Content-Transfer-Encoding: 8BIT
Sender: linux-pm-owner@vger.kernel.org
Precedence: bulk
List-ID: <linux-pm.vger.kernel.org>
X-Mailing-List: linux-pm@vger.kernel.org

On Mon, Dec 9, 2019 at 1:32 PM Anson Huang <anson.huang@nxp.com> wrote:
>
>
>
> From Anson's iPhone 6
>
>
> > 在 2019年12月9日，19:23，Rafael J. Wysocki <rafael@kernel.org> 写道：
> >
> >> On Mon, Dec 9, 2019 at 11:57 AM Anson Huang <anson.huang@nxp.com> wrote:
> >>
> >> Forgot to mentioned that below patch on v5.4 can easily reproduce the panic() on our platforms which I think is unexpected, as the policy->cpus already be updated after governor stop, but still try to have irq work queued on it.
> >>
> >> static void dbs_update_util_handler(struct update_util_data *data, u64 time, unsigned int flags)
> >> +       if (!cpumask_test_cpu(smp_processor_id(), policy_dbs->policy->cpus))
> >> +               panic("...irq work on offline cpu %d\n", smp_processor_id());
> >>        irq_work_queue(&policy_dbs->irq_work);
> >
> > Yes, that is unexpected.
> >
> > In cpufreq_offline(), we have:
> >
> >    down_write(&policy->rwsem);
> >    if (has_target())
> >        cpufreq_stop_governor(policy);
> >
> >    cpumask_clear_cpu(cpu, policy->cpus);
> >
> > and cpufreq_stop_governor() calls policy->governor->stop(policy) which
> > is cpufreq_dbs_governor_stop().
> >
> > That calls gov_clear_update_util(policy_dbs->policy) first, which
> > invokes cpufreq_remove_update_util_hook() for each CPU in policy->cpus
> > and synchronizes RCU, so after that point none of the policy->cpus is
> > expected to run dbs_update_util_handler().
> >
> > policy->cpus is updated next and the governor is started again with
> > the new policy->cpus.  Because the offline CPU is not there, it is not
> > expected to run dbs_update_util_handler() again.
> >
> > Do you only get the original error when one of the CPUs goes back online?
>
> No, sometimes I also got this error during a CPU is being offline.
>
> But the point is NOT that dbs_update_util_handler() called during governor stop,
> it is that this function is running on a CPU which already finish the governor stop
> function,

Yes, it is, and which should not be possible as per the above.

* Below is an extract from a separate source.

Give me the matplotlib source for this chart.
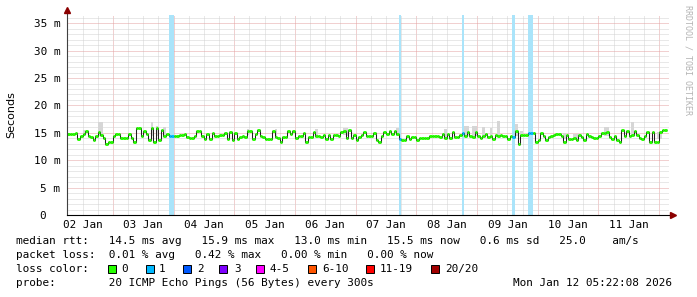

The offline CPU is not there in prolicy->cpus when
cpufreq_dbs_governor_start() is called for the policy, so its
cpufreq_update_util_data pointer is not set (it is NULL at that time).
Therefore it is not expected to run dbs_update_util_handler() until it
is turn back online.

> I thought the original expectation is that this function ONLY be executed on the CPU which needs scaling frequency?
> Is this correct?

Yes, it is.

> v4.19 follows this expectation while v5.4 is NOT.

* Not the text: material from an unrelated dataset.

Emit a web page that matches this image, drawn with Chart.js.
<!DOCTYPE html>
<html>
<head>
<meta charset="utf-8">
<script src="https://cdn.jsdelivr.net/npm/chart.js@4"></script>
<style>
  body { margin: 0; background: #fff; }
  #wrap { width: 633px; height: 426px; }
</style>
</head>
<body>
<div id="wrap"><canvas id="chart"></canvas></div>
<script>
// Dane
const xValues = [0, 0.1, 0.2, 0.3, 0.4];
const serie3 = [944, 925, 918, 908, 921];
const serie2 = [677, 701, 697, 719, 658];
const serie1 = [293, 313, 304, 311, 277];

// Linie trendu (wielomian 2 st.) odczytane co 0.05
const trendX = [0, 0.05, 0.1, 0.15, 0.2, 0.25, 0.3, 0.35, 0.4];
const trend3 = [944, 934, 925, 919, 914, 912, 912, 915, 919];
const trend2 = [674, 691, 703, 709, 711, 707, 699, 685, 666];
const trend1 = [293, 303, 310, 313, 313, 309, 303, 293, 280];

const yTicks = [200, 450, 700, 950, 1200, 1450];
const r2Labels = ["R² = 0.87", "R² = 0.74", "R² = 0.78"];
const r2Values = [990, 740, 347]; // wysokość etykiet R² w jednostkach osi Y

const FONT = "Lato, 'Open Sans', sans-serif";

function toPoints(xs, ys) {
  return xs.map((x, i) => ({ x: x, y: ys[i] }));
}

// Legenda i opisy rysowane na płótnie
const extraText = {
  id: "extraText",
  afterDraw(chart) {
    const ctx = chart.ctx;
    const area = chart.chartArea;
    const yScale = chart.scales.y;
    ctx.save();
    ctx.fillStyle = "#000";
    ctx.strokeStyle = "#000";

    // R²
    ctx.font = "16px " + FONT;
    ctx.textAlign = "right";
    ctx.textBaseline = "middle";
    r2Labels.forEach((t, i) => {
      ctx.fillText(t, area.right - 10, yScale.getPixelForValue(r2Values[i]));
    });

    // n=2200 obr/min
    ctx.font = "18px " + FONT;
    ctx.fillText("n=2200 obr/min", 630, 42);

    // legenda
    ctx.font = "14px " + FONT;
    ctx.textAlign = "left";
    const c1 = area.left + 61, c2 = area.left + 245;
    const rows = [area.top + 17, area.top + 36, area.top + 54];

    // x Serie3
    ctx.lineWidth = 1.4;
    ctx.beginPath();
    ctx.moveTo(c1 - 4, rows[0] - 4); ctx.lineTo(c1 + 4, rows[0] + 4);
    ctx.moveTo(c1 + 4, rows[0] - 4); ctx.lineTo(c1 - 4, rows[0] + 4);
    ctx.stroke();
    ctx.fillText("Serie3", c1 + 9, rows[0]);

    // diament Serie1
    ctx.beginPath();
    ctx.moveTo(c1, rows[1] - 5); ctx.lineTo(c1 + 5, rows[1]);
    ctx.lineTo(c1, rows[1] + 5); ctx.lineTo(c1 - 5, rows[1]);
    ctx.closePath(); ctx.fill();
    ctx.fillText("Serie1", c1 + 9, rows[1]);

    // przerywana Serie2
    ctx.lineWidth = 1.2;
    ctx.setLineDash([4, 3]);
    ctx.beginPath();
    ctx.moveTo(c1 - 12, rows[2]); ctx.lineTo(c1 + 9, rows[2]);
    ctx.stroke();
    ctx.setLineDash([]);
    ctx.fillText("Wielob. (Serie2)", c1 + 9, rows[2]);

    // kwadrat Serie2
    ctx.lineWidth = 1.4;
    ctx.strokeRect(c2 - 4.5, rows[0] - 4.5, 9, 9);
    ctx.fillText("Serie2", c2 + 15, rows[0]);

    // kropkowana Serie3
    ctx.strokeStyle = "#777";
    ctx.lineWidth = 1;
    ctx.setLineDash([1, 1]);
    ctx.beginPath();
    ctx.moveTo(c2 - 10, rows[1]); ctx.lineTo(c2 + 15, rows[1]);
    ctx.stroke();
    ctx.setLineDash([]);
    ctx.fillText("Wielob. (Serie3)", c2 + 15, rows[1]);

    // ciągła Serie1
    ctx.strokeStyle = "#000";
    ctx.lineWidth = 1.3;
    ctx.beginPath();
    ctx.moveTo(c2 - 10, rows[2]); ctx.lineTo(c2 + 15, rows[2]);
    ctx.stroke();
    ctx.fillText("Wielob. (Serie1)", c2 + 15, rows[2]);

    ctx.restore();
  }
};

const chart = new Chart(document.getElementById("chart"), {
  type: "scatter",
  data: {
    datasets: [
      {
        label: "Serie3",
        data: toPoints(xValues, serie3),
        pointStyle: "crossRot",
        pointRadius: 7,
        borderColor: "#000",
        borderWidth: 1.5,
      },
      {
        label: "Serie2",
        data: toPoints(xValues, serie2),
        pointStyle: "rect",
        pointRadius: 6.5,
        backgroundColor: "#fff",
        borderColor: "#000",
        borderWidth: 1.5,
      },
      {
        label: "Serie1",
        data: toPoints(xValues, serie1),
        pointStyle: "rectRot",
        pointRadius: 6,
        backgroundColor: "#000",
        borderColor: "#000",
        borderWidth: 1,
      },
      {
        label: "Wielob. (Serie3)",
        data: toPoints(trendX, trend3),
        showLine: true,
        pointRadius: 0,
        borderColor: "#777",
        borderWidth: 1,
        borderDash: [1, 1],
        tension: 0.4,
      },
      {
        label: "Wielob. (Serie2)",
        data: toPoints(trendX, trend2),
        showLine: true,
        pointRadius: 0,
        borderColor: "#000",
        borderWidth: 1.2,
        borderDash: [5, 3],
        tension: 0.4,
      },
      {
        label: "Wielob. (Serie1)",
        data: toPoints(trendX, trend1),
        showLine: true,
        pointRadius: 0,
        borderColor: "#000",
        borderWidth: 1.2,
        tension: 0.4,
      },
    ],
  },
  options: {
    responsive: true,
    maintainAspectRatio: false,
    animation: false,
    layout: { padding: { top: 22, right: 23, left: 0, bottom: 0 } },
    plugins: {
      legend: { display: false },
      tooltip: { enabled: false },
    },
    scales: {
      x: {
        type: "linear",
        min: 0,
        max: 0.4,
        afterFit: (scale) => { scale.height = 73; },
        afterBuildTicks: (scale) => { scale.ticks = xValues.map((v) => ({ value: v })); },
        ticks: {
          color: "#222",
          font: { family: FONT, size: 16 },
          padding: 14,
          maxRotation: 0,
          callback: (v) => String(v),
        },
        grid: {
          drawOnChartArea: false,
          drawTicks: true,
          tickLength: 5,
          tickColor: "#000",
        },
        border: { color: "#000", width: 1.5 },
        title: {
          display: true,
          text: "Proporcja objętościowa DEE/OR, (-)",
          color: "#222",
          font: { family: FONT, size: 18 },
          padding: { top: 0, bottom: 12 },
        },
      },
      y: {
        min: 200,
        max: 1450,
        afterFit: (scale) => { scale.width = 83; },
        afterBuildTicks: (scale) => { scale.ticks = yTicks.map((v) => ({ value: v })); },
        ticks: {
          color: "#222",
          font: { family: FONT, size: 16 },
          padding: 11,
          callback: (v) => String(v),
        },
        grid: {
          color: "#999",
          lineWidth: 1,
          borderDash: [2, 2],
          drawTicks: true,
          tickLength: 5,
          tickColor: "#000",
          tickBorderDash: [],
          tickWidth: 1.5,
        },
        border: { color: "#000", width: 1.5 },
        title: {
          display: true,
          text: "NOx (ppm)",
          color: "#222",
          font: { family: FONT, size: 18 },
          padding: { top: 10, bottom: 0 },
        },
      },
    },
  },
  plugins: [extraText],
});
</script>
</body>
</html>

As per the kernel code, they both do.

> The only thing I can image is the changes in kernel/sched/ folder cause this difference, but I still need more time to figure out what changes cause it, if you have any suggestion, please advise, thanks!

The CPU offline/online (hotplug) rework was done after 4.19 IIRC and
that changed the way online works.  Now, it runs on the CPU going
online and previously it ran on the CPU "asking" the other one to go
online.  That may be what makes the difference (if my recollection of
the time frame is correct).